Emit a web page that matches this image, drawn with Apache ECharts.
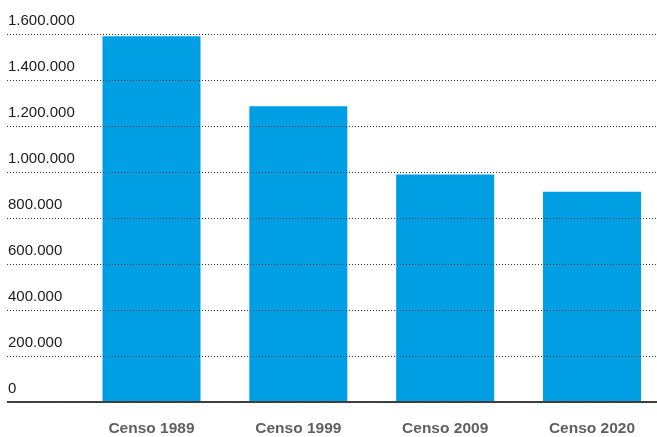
<!DOCTYPE html>
<html>
<head>
<meta charset="utf-8">
<script src="https://cdn.jsdelivr.net/npm/echarts@6/dist/echarts.min.js"></script>
<style>html,body{margin:0;padding:0;background:#fff}#c{width:657px;height:437px}</style>
</head>
<body>
<div id="c"></div>
<script>
const categories = ['Censo 1989', 'Censo 1999', 'Censo 2009', 'Censo 2020'];
const values = [1590000, 1285000, 987000, 912000];
const yMin = 0, yMax = 1600000, yInterval = 200000;

function fmt(v) { return String(v).replace(/\B(?=(\d{3})+(?!\d))/g, '.'); }

const chart = echarts.init(document.getElementById('c'), null, { renderer: 'canvas' });
chart.setOption({
  animation: false,
  backgroundColor: '#ffffff',
  grid: [
    { left: 7, right: 0, top: 34, height: 368, containLabel: false },
    { left: 151.5, right: 65, top: 34, height: 368, containLabel: false }
  ],
  xAxis: [
    { gridIndex: 0, type: 'value', min: 0, max: 1, show: false },
    {
      gridIndex: 1, type: 'category', data: categories, boundaryGap: false,
      axisLine: { show: false }, axisTick: { show: false },
      axisLabel: { margin: 20, color: '#606060', fontSize: 15.5, fontWeight: 'bold', fontFamily: 'Liberation Sans, Arial, sans-serif' }
    }
  ],
  yAxis: [
    {
      gridIndex: 0, type: 'value', min: yMin, max: yMax, interval: yInterval, z: 10,
      axisLine: { show: false }, axisTick: { show: false },
      splitLine: { show: true, lineStyle: { color: '#333333', type: [1, 2], width: 1 } },
      axisLabel: {
        inside: true, verticalAlign: 'bottom', margin: 1, padding: [0, 0, 6, 0],
        color: '#1a1a1a', fontSize: 15, fontFamily: 'Liberation Sans, Arial, sans-serif',
        formatter: fmt
      }
    },
    {
      gridIndex: 1, type: 'value', min: yMin, max: yMax, interval: yInterval, show: false
    }
  ],
  series: [
    {
      type: 'bar', xAxisIndex: 1, yAxisIndex: 1, data: values, barWidth: 98, clip: false,
      itemStyle: { color: '#009FE3' }, z: 2
    },
    {
      type: 'line', xAxisIndex: 0, yAxisIndex: 0, data: [], z: 11,
      markLine: {
        silent: true, symbol: 'none', label: { show: false },
        lineStyle: { color: '#000000', type: 'solid', width: 1.5 },
        data: [{ yAxis: 0 }]
      }
    }
  ]
});
</script>
</body>
</html>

YOUR GOAL: Reproduce every line above as written, skipping pictures.

FINISHED EXERCISE:
Emit a web page that matches this image, drawn with Apache ECharts.
<!DOCTYPE html>
<html>
<head>
<meta charset="utf-8">
<script src="https://cdn.jsdelivr.net/npm/echarts@6/dist/echarts.min.js"></script>
<style>html,body{margin:0;padding:0;background:#fff}#c{width:657px;height:437px}</style>
</head>
<body>
<div id="c"></div>
<script>
const categories = ['Censo 1989', 'Censo 1999', 'Censo 2009', 'Censo 2020'];
const values = [1590000, 1285000, 987000, 912000];
const yMin = 0, yMax = 1600000, yInterval = 200000;

function fmt(v) { return String(v).replace(/\B(?=(\d{3})+(?!\d))/g, '.'); }

const chart = echarts.init(document.getElementById('c'), null, { renderer: 'canvas' });
chart.setOption({
  animation: false,
  backgroundColor: '#ffffff',
  grid: [
    { left: 7, right: 0, top: 34, height: 368, containLabel: false },
    { left: 151.5, right: 65, top: 34, height: 368, containLabel: false }
  ],
  xAxis: [
    { gridIndex: 0, type: 'value', min: 0, max: 1, show: false },
    {
      gridIndex: 1, type: 'category', data: categories, boundaryGap: false,
      axisLine: { show: false }, axisTick: { show: false },
      axisLabel: { margin: 20, color: '#606060', fontSize: 15.5, fontWeight: 'bold', fontFamily: 'Liberation Sans, Arial, sans-serif' }
    }
  ],
  yAxis: [
    {
      gridIndex: 0, type: 'value', min: yMin, max: yMax, interval: yInterval, z: 10,
      axisLine: { show: false }, axisTick: { show: false },
      splitLine: { show: true, lineStyle: { color: '#333333', type: [1, 2], width: 1 } },
      axisLabel: {
        inside: true, verticalAlign: 'bottom', margin: 1, padding: [0, 0, 6, 0],
        color: '#1a1a1a', fontSize: 15, fontFamily: 'Liberation Sans, Arial, sans-serif',
        formatter: fmt
      }
    },
    {
      gridIndex: 1, type: 'value', min: yMin, max: yMax, interval: yInterval, show: false
    }
  ],
  series: [
    {
      type: 'bar', xAxisIndex: 1, yAxisIndex: 1, data: values, barWidth: 98, clip: false,
      itemStyle: { color: '#009FE3' }, z: 2
    },
    {
      type: 'line', xAxisIndex: 0, yAxisIndex: 0, data: [], z: 11,
      markLine: {
        silent: true, symbol: 'none', label: { show: false },
        lineStyle: { color: '#000000', type: 'solid', width: 1.5 },
        data: [{ yAxis: 0 }]
      }
    }
  ]
});
</script>
</body>
</html>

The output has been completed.